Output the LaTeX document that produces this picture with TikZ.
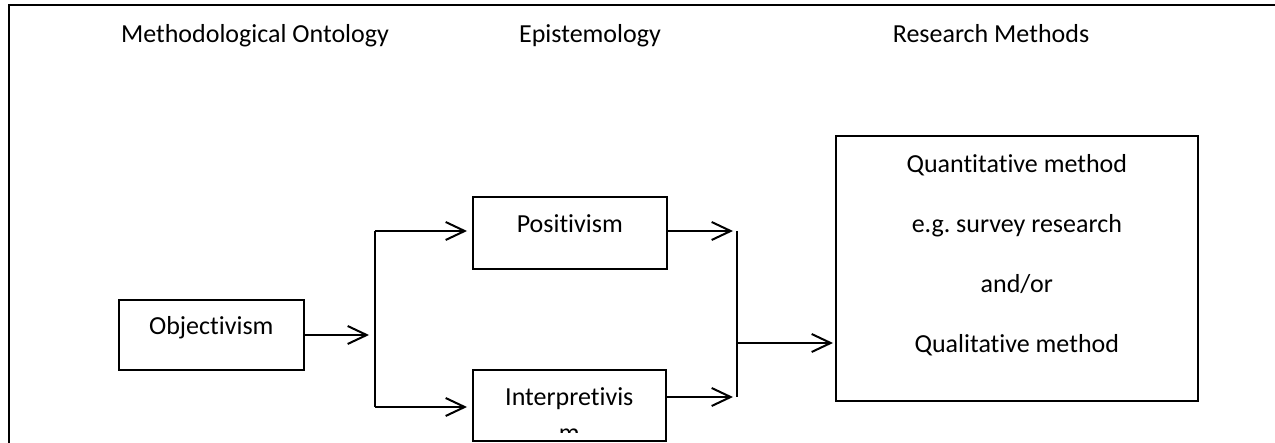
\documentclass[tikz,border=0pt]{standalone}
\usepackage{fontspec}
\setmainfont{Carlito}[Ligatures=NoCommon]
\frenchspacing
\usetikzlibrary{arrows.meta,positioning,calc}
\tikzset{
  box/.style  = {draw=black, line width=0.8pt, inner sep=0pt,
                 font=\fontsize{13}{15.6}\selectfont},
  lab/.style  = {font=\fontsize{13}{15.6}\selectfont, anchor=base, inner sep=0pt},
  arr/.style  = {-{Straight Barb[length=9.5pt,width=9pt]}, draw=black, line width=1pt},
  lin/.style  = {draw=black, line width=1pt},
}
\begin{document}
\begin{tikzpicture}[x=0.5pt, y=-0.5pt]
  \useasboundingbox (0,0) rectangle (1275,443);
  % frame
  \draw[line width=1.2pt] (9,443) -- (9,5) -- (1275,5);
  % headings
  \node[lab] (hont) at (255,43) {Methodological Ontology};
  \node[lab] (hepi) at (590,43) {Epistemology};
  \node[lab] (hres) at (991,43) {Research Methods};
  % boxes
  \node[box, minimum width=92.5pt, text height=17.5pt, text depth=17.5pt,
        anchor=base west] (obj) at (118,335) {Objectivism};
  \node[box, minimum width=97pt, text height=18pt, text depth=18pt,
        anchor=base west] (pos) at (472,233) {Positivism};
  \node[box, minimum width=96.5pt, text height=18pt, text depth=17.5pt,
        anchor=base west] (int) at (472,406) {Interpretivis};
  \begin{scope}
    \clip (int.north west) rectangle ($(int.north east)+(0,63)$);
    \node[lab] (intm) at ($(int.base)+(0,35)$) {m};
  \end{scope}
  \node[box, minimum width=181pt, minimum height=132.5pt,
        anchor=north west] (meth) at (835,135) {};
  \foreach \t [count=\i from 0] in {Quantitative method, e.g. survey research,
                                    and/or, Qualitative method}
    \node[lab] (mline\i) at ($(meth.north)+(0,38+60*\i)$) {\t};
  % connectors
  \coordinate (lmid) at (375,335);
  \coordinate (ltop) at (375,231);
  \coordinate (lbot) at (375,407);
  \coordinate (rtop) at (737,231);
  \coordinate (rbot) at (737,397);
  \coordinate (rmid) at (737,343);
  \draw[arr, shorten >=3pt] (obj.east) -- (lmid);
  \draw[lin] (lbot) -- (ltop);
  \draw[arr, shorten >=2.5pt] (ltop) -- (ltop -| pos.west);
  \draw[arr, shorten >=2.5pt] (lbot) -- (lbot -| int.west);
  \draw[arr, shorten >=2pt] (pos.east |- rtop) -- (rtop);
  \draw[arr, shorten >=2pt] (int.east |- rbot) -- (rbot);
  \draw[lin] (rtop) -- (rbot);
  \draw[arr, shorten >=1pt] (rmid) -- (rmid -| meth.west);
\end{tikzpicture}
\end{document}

■ ■ ■

**EXERCISE DETAILS:**
Leave the images out and output the remaining material exactly as it stands.

**EXERCISE OUTPUT:**
Output the LaTeX document that produces this picture with TikZ.
\documentclass[tikz,border=0pt]{standalone}
\usepackage{fontspec}
\setmainfont{Carlito}[Ligatures=NoCommon]
\frenchspacing
\usetikzlibrary{arrows.meta,positioning,calc}
\tikzset{
  box/.style  = {draw=black, line width=0.8pt, inner sep=0pt,
                 font=\fontsize{13}{15.6}\selectfont},
  lab/.style  = {font=\fontsize{13}{15.6}\selectfont, anchor=base, inner sep=0pt},
  arr/.style  = {-{Straight Barb[length=9.5pt,width=9pt]}, draw=black, line width=1pt},
  lin/.style  = {draw=black, line width=1pt},
}
\begin{document}
\begin{tikzpicture}[x=0.5pt, y=-0.5pt]
  \useasboundingbox (0,0) rectangle (1275,443);
  % frame
  \draw[line width=1.2pt] (9,443) -- (9,5) -- (1275,5);
  % headings
  \node[lab] (hont) at (255,43) {Methodological Ontology};
  \node[lab] (hepi) at (590,43) {Epistemology};
  \node[lab] (hres) at (991,43) {Research Methods};
  % boxes
  \node[box, minimum width=92.5pt, text height=17.5pt, text depth=17.5pt,
        anchor=base west] (obj) at (118,335) {Objectivism};
  \node[box, minimum width=97pt, text height=18pt, text depth=18pt,
        anchor=base west] (pos) at (472,233) {Positivism};
  \node[box, minimum width=96.5pt, text height=18pt, text depth=17.5pt,
        anchor=base west] (int) at (472,406) {Interpretivis};
  \begin{scope}
    \clip (int.north west) rectangle ($(int.north east)+(0,63)$);
    \node[lab] (intm) at ($(int.base)+(0,35)$) {m};
  \end{scope}
  \node[box, minimum width=181pt, minimum height=132.5pt,
        anchor=north west] (meth) at (835,135) {};
  \foreach \t [count=\i from 0] in {Quantitative method, e.g. survey research,
                                    and/or, Qualitative method}
    \node[lab] (mline\i) at ($(meth.north)+(0,38+60*\i)$) {\t};
  % connectors
  \coordinate (lmid) at (375,335);
  \coordinate (ltop) at (375,231);
  \coordinate (lbot) at (375,407);
  \coordinate (rtop) at (737,231);
  \coordinate (rbot) at (737,397);
  \coordinate (rmid) at (737,343);
  \draw[arr, shorten >=3pt] (obj.east) -- (lmid);
  \draw[lin] (lbot) -- (ltop);
  \draw[arr, shorten >=2.5pt] (ltop) -- (ltop -| pos.west);
  \draw[arr, shorten >=2.5pt] (lbot) -- (lbot -| int.west);
  \draw[arr, shorten >=2pt] (pos.east |- rtop) -- (rtop);
  \draw[arr, shorten >=2pt] (int.east |- rbot) -- (rbot);
  \draw[lin] (rtop) -- (rbot);
  \draw[arr, shorten >=1pt] (rmid) -- (rmid -| meth.west);
\end{tikzpicture}
\end{document}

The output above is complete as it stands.